**Extracted material**
---------------
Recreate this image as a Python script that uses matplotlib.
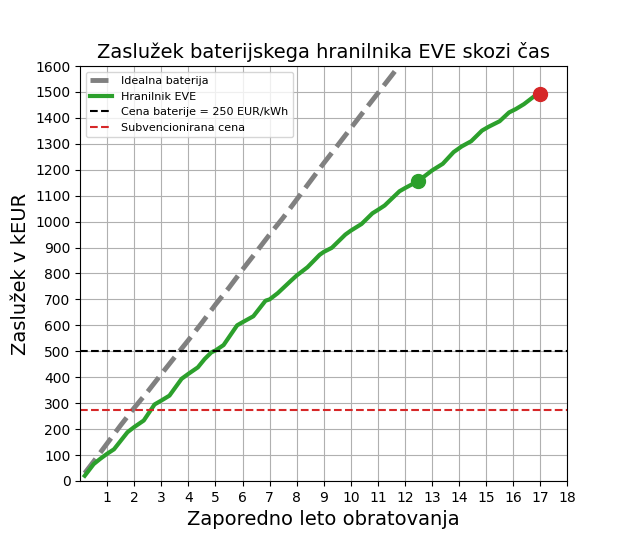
---------------
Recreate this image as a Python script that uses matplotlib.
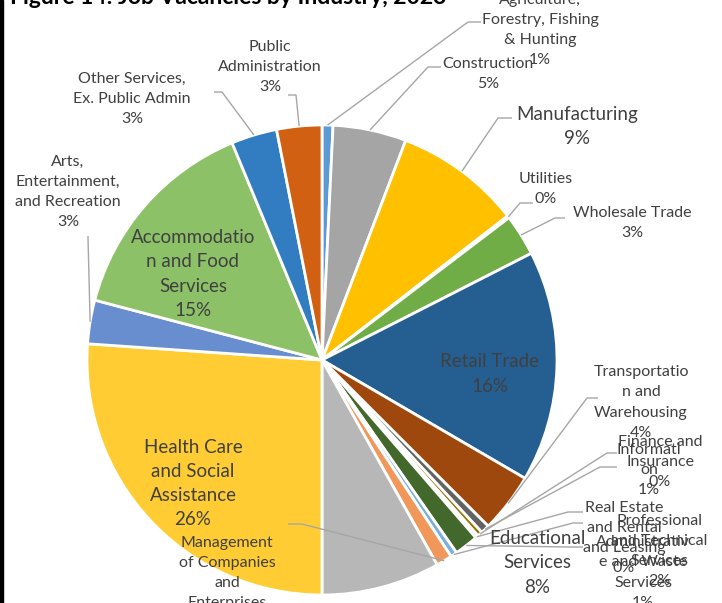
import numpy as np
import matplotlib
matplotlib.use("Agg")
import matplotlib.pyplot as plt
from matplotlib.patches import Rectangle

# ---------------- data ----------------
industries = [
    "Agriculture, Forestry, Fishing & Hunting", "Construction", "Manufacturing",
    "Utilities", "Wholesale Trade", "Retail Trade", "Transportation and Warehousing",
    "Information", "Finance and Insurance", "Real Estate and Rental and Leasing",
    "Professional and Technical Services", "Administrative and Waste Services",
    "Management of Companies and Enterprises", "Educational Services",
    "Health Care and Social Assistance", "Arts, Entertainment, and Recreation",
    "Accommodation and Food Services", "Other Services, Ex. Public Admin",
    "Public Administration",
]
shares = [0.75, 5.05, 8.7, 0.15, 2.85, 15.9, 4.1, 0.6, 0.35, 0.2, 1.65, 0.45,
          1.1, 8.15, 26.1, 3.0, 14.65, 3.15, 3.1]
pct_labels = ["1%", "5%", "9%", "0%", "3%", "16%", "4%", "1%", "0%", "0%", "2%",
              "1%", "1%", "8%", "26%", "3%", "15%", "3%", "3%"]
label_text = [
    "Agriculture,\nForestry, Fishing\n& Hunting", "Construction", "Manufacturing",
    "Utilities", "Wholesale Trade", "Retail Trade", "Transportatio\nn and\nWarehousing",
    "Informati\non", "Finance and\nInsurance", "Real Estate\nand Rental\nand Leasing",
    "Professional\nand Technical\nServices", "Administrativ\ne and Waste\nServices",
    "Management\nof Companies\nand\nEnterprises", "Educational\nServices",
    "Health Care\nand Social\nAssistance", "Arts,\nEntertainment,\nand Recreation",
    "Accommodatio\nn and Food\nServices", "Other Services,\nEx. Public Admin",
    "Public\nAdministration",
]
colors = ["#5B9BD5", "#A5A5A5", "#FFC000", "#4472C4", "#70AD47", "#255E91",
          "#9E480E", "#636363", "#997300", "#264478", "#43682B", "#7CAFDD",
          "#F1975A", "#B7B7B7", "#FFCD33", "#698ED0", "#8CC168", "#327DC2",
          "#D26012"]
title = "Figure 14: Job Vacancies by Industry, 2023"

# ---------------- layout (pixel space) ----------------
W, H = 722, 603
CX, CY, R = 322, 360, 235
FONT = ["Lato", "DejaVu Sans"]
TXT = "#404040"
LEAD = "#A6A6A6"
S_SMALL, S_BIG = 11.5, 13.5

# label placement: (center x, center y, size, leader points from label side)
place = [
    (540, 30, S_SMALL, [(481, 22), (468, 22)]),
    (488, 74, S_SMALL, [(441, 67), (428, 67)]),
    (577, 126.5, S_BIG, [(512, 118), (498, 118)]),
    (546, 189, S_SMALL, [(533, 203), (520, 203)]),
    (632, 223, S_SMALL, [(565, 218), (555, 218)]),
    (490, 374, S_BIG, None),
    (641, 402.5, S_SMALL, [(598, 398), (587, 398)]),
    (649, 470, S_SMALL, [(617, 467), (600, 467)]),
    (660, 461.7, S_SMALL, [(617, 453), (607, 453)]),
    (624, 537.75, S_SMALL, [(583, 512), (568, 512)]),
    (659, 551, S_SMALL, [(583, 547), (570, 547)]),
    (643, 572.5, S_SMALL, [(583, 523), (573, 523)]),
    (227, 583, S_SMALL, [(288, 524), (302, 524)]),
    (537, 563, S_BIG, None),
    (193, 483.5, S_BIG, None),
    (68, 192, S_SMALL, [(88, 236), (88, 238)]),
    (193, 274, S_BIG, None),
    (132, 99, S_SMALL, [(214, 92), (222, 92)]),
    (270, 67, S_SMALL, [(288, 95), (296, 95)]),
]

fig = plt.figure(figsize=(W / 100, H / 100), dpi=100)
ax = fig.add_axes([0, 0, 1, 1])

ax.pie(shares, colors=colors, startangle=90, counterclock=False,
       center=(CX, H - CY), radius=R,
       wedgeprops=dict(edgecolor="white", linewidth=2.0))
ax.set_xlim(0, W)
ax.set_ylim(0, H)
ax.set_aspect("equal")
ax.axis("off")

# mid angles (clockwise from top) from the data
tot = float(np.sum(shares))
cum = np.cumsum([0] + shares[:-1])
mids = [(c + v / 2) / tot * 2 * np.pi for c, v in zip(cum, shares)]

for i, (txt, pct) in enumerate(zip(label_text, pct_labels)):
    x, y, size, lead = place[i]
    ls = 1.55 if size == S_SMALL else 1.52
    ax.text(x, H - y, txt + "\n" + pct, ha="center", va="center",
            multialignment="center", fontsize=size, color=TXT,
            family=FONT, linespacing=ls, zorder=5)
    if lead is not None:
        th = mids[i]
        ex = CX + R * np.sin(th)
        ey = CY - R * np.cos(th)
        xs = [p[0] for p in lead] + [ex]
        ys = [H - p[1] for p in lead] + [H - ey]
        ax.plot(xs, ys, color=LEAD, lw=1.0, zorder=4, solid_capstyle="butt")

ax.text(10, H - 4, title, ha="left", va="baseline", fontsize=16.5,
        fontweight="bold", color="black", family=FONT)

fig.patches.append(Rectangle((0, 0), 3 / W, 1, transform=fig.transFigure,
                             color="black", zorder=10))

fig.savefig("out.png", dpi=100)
---------------
**Problem details**
Reproduce each line from the records that contains the word "matplotlib".

**Complete answer**
Recreate this image as a Python script that uses matplotlib.
Recreate this image as a Python script that uses matplotlib.
import matplotlib
matplotlib.use("Agg")
import matplotlib.pyplot as plt
from matplotlib.patches import Rectangle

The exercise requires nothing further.